In most respects, Vietnam is often considered as “America’s War.” Beginning with Kennedy’s “finger in the dike” approach to the Third World in 1960, to Johnson’s disastrous “Rolling Thunder” and ground troop escalation, and ending with Nixon’s “Vietmanization” and peace with honour, American foreign policy in the 1960s to 70s was unequivocally dedicated to Vietnam. In contrast, however, the U.S.S.R had none such interventionist policies. An overview of Soviet involvement will reveal that little more diplomatic pressure applied judiciously on Hanoi and the provision of weapons and other aid. Contrary to American paranoia at the time, Stately Kanow insisted: “Ho was never...a pawn of communist matters.” Stalin’s open criticism of Ho’s questionable commitment to Marxism, due to the latter’s attempts to engage the U.S.A and gain recognition from Tito in 1950, is ample proof of this.
Some historians, such as William J. Duiker, go as far to say that the Soviet authority was initially uninterested in Vietnam. After Stalin’s death, however, complete disinterest could only be maintained at the risk of for going a new ally in Asia, therefore, the U.S.S.R complete with China to pour aid and weapons into North Vietnam. Even so, Duiker maintains that Soviet policy towards Vietnam remained cautious, as the new Soviet leaders were keen to decrease Cold War tension and seek improved relations in Europe. Soviet policy towards Vietnam was therefore, in comparison to the U.S.A’s crusading “moral” policies such as Kennedy’s reform option, remarkably passive. It is also argued that the Soviets were responsible for persuading Ho to avoid military confrontation with the U.S.A and to “keep the struggle to the political plane.” The U.S.S.R also responded positively to Nixon’s offers of détante in exchange for their help in ending the war, pressuring Hanoi not to insist on Thiu’s removal as a prerequisite for peace.
This suggests that American policy was being operated on several incorrect premises. Kennedy and Johnson (both of whom successfully turned Vietnam into a “national obsession”) were convinced Vietnam; even more pervasive was the notion established by Eisenhower- that allowing one country to fall to communism would have a “domino effect” in its surrounding states. Containment of communism, therefore, became an imperative in American policy towards Vietnam.
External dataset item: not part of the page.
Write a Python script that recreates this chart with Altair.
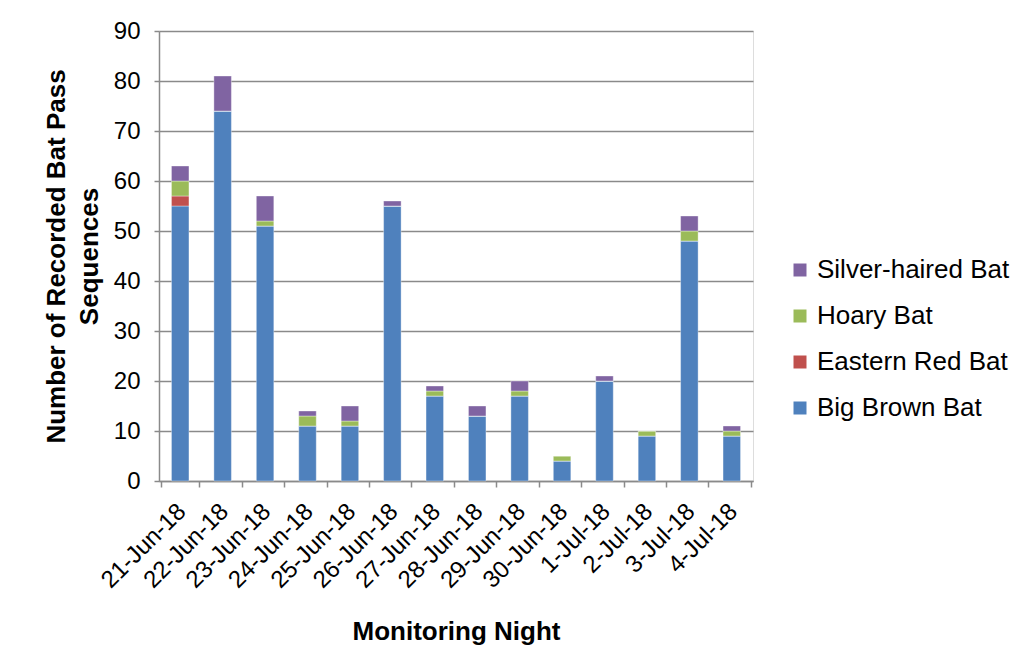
import altair as alt
import pandas as pd

nights = ["21-Jun-18", "22-Jun-18", "23-Jun-18", "24-Jun-18", "25-Jun-18", "26-Jun-18",
          "27-Jun-18", "28-Jun-18", "29-Jun-18", "30-Jun-18", "1-Jul-18", "2-Jul-18",
          "3-Jul-18", "4-Jul-18"]
big_brown = [55, 74, 51, 11, 11, 55, 17, 13, 17, 4, 20, 9, 48, 9]
eastern_red = [2, 0, 0, 0, 0, 0, 0, 0, 0, 0, 0, 0, 0, 0]
hoary = [3, 0, 1, 2, 1, 0, 1, 0, 1, 1, 0, 1, 2, 1]
silver_haired = [3, 7, 5, 1, 3, 1, 1, 2, 2, 0, 1, 0, 3, 1]

species = ["Big Brown Bat", "Eastern Red Bat", "Hoary Bat", "Silver-haired Bat"]
colors = ["#4F81BD", "#C0504D", "#9BBB59", "#8064A2"]

rows = []
for i, n in enumerate(nights):
    for k, (sp, vals) in enumerate(zip(species, [big_brown, eastern_red, hoary, silver_haired])):
        rows.append({"night": n, "species": sp, "count": vals[i], "order": k})
df = pd.DataFrame(rows)

FONT = "Liberation Sans"
GRAY = "#8a8a8a"

chart = alt.Chart(df).mark_bar(size=17.5, stroke="white", strokeOpacity=0.6, strokeWidth=0.6).encode(
    x=alt.X("night:N", sort=nights,
            axis=alt.Axis(title="Monitoring Night", labelAngle=-45, labelFontSize=24,
                          labelFont=FONT, labelColor="black", titleFont=FONT,
                          titleFontSize=26, titleFontWeight="bold", titleColor="black",
                          titlePadding=26, tickBand="extent", tickSize=6, tickColor=GRAY,
                          tickWidth=1.5, domainColor=GRAY, domainWidth=1.5,
                          labelPadding=12, labelOffset=-7, grid=False)),
    y=alt.Y("count:Q", stack="zero",
            scale=alt.Scale(domain=[0, 90], nice=False),
            axis=alt.Axis(title=["Number of Recorded Bat Pass", "Sequences"],
                          values=list(range(0, 91, 10)), labelFontSize=24, labelFont=FONT,
                          labelColor="black", titleFont=FONT, titleFontSize=26,
                          titleFontWeight="bold", titleColor="black", titlePadding=11,
                          titleLineHeight=33,
                          tickSize=5, tickColor=GRAY, tickWidth=1.5,
                          domainColor=GRAY, domainWidth=1.5, labelPadding=14,
                          gridColor=GRAY, gridWidth=1.5)),
    color=alt.Color("species:N",
                    scale=alt.Scale(domain=species, range=colors),
                    legend=alt.Legend(title=None, values=species[::-1], orient="none",
                                      legendX=628, legendY=226, labelFontSize=26,
                                      labelFont=FONT, labelColor="black", symbolType="square",
                                      symbolSize=169, symbolStrokeWidth=0, rowPadding=20,
                                      labelOffset=4, labelLimit=400)),
    order=alt.Order("order:Q"),
).properties(
    width=594, height=450,
    padding={"left": 151, "top": 23, "right": 262, "bottom": 170},
    autosize=alt.AutoSizeParams(type="none"),
).configure_view(stroke=None).configure(background="white")

chart.save("out.html", embed_options={"renderer": "svg", "actions": False})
Historical judgment tends to show that these were incorrect premises from which to formulate foreign policy. It must also be taken into consideration that Ho was “nationalist first and a communist second.” This observation leaves both Kennedy and Johnson’s personal motives for involvement in Vietnam without a leg to stand on. Both directed their foreign policy viewing U.S. involvement as necessary to halt communist aggression, when in reality, it was a “national liberation movement.” It therefore, also repudiated the claim that Ho was a puppet of the Soviets, since a nationalist would almost certainly have his own agenda. It can also be argued that the Domino Theory was essentially untrue: for example, the Vietnamese did attempt to exercise control over Laos, not for communist reasons, but simply because the Ho Chi Minh trail ran through it. All that the Theory achieved was to stimulate fanatic fears that contributed to the U.S.A seeking extreme military solutions.
Therefore, U.S. policy did not seem to have been formulated in response to that of the Soviets. Throughout the Vietnam War, Soviet policy was relatively unassuming and remarkably accommodating; it was American policy that took aggressive initiatives in Vietnam. In order for the U.S to win or even avoid the war, policymakers would have to reflect on a couple of aspects that were overlooked. Soviet threat was exaggerated, because the transfer of military resources to Vietnam was a fully logical action for a nation isolated from the bulk of world trade and sorely lacing allies. The American administration also should have realised that Ho was a nationalist and overall, they should have not attempted to support a genuine undemocratic and unpopular regime in Saigon, simply because the only alternative was a communist one.
Communist fears in the U.S. congress and executive were very real, and this highlights the main difference between Soviet and American policies to Vietnam. The Soviets did not involve themselves in Vietnam on an anti-capitalist platform, but America’s engagement was publicly anti-communist, thus their policy to Vietnam was coloured by nations of an ideological crusade. Not only would this encourage deeper involvement, but as Nixon’s efforts show, it was difficult for the U.S.A to get out of a situation that its own policies had proclaimed “moral” to be involved in.